— Begin Data excerpt —
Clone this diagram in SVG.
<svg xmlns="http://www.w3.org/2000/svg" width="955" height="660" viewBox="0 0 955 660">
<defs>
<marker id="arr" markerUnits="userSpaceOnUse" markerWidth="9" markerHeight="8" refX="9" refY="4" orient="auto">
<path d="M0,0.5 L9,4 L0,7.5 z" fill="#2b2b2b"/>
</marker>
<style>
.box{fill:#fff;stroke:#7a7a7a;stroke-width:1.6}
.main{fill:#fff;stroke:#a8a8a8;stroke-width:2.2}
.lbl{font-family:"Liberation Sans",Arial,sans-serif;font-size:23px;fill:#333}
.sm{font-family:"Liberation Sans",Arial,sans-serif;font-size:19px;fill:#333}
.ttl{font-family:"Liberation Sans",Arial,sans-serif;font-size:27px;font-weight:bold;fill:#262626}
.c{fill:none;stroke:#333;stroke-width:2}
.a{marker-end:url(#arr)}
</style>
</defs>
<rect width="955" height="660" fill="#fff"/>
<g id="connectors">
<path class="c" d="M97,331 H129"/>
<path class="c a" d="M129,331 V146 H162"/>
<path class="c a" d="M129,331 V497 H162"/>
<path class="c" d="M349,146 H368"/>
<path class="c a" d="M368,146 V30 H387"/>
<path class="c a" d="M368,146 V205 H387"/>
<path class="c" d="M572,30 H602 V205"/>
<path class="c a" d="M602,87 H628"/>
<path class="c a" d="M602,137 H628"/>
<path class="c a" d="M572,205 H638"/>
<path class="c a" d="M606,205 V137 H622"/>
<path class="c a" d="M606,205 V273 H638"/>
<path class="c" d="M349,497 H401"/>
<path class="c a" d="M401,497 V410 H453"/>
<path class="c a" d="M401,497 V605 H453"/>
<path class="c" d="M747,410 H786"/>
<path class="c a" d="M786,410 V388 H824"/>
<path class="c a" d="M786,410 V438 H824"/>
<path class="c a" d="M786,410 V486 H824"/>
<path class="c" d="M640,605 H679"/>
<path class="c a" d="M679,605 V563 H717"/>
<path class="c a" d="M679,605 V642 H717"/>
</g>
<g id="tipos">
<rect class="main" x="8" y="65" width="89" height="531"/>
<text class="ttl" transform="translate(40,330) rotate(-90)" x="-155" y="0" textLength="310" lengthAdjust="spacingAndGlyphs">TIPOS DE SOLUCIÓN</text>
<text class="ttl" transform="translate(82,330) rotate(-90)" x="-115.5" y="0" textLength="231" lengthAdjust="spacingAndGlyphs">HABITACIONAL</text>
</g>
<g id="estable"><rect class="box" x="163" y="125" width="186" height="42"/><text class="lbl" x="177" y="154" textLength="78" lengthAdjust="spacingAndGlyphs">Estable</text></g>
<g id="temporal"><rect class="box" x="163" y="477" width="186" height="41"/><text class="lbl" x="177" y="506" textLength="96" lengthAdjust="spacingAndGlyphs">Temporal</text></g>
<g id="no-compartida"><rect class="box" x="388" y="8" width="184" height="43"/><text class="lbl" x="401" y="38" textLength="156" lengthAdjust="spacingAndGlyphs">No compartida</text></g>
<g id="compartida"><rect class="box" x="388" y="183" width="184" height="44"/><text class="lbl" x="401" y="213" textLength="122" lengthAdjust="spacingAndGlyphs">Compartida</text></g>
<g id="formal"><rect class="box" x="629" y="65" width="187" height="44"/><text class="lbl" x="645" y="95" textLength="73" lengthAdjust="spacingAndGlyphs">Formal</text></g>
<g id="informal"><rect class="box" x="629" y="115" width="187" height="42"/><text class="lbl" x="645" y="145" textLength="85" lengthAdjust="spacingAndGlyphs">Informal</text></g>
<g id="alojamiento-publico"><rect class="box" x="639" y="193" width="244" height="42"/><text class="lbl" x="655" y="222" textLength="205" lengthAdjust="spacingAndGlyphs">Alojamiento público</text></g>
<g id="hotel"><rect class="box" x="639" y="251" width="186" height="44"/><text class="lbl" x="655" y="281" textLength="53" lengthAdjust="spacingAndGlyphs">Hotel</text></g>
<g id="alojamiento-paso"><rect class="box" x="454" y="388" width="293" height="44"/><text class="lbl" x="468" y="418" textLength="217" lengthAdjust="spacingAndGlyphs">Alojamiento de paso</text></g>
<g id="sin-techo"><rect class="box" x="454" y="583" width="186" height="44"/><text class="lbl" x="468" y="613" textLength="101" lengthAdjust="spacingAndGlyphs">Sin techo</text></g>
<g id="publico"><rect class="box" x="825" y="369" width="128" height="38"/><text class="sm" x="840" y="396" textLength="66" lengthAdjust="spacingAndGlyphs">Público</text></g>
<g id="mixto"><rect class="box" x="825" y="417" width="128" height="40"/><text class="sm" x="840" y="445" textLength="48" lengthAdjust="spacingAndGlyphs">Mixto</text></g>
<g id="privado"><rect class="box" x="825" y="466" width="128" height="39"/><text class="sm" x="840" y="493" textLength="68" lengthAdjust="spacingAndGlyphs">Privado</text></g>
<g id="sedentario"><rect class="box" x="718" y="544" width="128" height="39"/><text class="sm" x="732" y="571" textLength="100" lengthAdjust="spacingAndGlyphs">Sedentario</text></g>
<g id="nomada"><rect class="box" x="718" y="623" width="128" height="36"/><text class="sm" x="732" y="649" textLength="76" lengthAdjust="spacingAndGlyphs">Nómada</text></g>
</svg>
— End Data excerpt —
- [What you have to do]:
Give back all the data exactly as written.

- [Solution to this exercise]:
Clone this diagram in SVG.
<svg xmlns="http://www.w3.org/2000/svg" width="955" height="660" viewBox="0 0 955 660">
<defs>
<marker id="arr" markerUnits="userSpaceOnUse" markerWidth="9" markerHeight="8" refX="9" refY="4" orient="auto">
<path d="M0,0.5 L9,4 L0,7.5 z" fill="#2b2b2b"/>
</marker>
<style>
.box{fill:#fff;stroke:#7a7a7a;stroke-width:1.6}
.main{fill:#fff;stroke:#a8a8a8;stroke-width:2.2}
.lbl{font-family:"Liberation Sans",Arial,sans-serif;font-size:23px;fill:#333}
.sm{font-family:"Liberation Sans",Arial,sans-serif;font-size:19px;fill:#333}
.ttl{font-family:"Liberation Sans",Arial,sans-serif;font-size:27px;font-weight:bold;fill:#262626}
.c{fill:none;stroke:#333;stroke-width:2}
.a{marker-end:url(#arr)}
</style>
</defs>
<rect width="955" height="660" fill="#fff"/>
<g id="connectors">
<path class="c" d="M97,331 H129"/>
<path class="c a" d="M129,331 V146 H162"/>
<path class="c a" d="M129,331 V497 H162"/>
<path class="c" d="M349,146 H368"/>
<path class="c a" d="M368,146 V30 H387"/>
<path class="c a" d="M368,146 V205 H387"/>
<path class="c" d="M572,30 H602 V205"/>
<path class="c a" d="M602,87 H628"/>
<path class="c a" d="M602,137 H628"/>
<path class="c a" d="M572,205 H638"/>
<path class="c a" d="M606,205 V137 H622"/>
<path class="c a" d="M606,205 V273 H638"/>
<path class="c" d="M349,497 H401"/>
<path class="c a" d="M401,497 V410 H453"/>
<path class="c a" d="M401,497 V605 H453"/>
<path class="c" d="M747,410 H786"/>
<path class="c a" d="M786,410 V388 H824"/>
<path class="c a" d="M786,410 V438 H824"/>
<path class="c a" d="M786,410 V486 H824"/>
<path class="c" d="M640,605 H679"/>
<path class="c a" d="M679,605 V563 H717"/>
<path class="c a" d="M679,605 V642 H717"/>
</g>
<g id="tipos">
<rect class="main" x="8" y="65" width="89" height="531"/>
<text class="ttl" transform="translate(40,330) rotate(-90)" x="-155" y="0" textLength="310" lengthAdjust="spacingAndGlyphs">TIPOS DE SOLUCIÓN</text>
<text class="ttl" transform="translate(82,330) rotate(-90)" x="-115.5" y="0" textLength="231" lengthAdjust="spacingAndGlyphs">HABITACIONAL</text>
</g>
<g id="estable"><rect class="box" x="163" y="125" width="186" height="42"/><text class="lbl" x="177" y="154" textLength="78" lengthAdjust="spacingAndGlyphs">Estable</text></g>
<g id="temporal"><rect class="box" x="163" y="477" width="186" height="41"/><text class="lbl" x="177" y="506" textLength="96" lengthAdjust="spacingAndGlyphs">Temporal</text></g>
<g id="no-compartida"><rect class="box" x="388" y="8" width="184" height="43"/><text class="lbl" x="401" y="38" textLength="156" lengthAdjust="spacingAndGlyphs">No compartida</text></g>
<g id="compartida"><rect class="box" x="388" y="183" width="184" height="44"/><text class="lbl" x="401" y="213" textLength="122" lengthAdjust="spacingAndGlyphs">Compartida</text></g>
<g id="formal"><rect class="box" x="629" y="65" width="187" height="44"/><text class="lbl" x="645" y="95" textLength="73" lengthAdjust="spacingAndGlyphs">Formal</text></g>
<g id="informal"><rect class="box" x="629" y="115" width="187" height="42"/><text class="lbl" x="645" y="145" textLength="85" lengthAdjust="spacingAndGlyphs">Informal</text></g>
<g id="alojamiento-publico"><rect class="box" x="639" y="193" width="244" height="42"/><text class="lbl" x="655" y="222" textLength="205" lengthAdjust="spacingAndGlyphs">Alojamiento público</text></g>
<g id="hotel"><rect class="box" x="639" y="251" width="186" height="44"/><text class="lbl" x="655" y="281" textLength="53" lengthAdjust="spacingAndGlyphs">Hotel</text></g>
<g id="alojamiento-paso"><rect class="box" x="454" y="388" width="293" height="44"/><text class="lbl" x="468" y="418" textLength="217" lengthAdjust="spacingAndGlyphs">Alojamiento de paso</text></g>
<g id="sin-techo"><rect class="box" x="454" y="583" width="186" height="44"/><text class="lbl" x="468" y="613" textLength="101" lengthAdjust="spacingAndGlyphs">Sin techo</text></g>
<g id="publico"><rect class="box" x="825" y="369" width="128" height="38"/><text class="sm" x="840" y="396" textLength="66" lengthAdjust="spacingAndGlyphs">Público</text></g>
<g id="mixto"><rect class="box" x="825" y="417" width="128" height="40"/><text class="sm" x="840" y="445" textLength="48" lengthAdjust="spacingAndGlyphs">Mixto</text></g>
<g id="privado"><rect class="box" x="825" y="466" width="128" height="39"/><text class="sm" x="840" y="493" textLength="68" lengthAdjust="spacingAndGlyphs">Privado</text></g>
<g id="sedentario"><rect class="box" x="718" y="544" width="128" height="39"/><text class="sm" x="732" y="571" textLength="100" lengthAdjust="spacingAndGlyphs">Sedentario</text></g>
<g id="nomada"><rect class="box" x="718" y="623" width="128" height="36"/><text class="sm" x="732" y="649" textLength="76" lengthAdjust="spacingAndGlyphs">Nómada</text></g>
</svg>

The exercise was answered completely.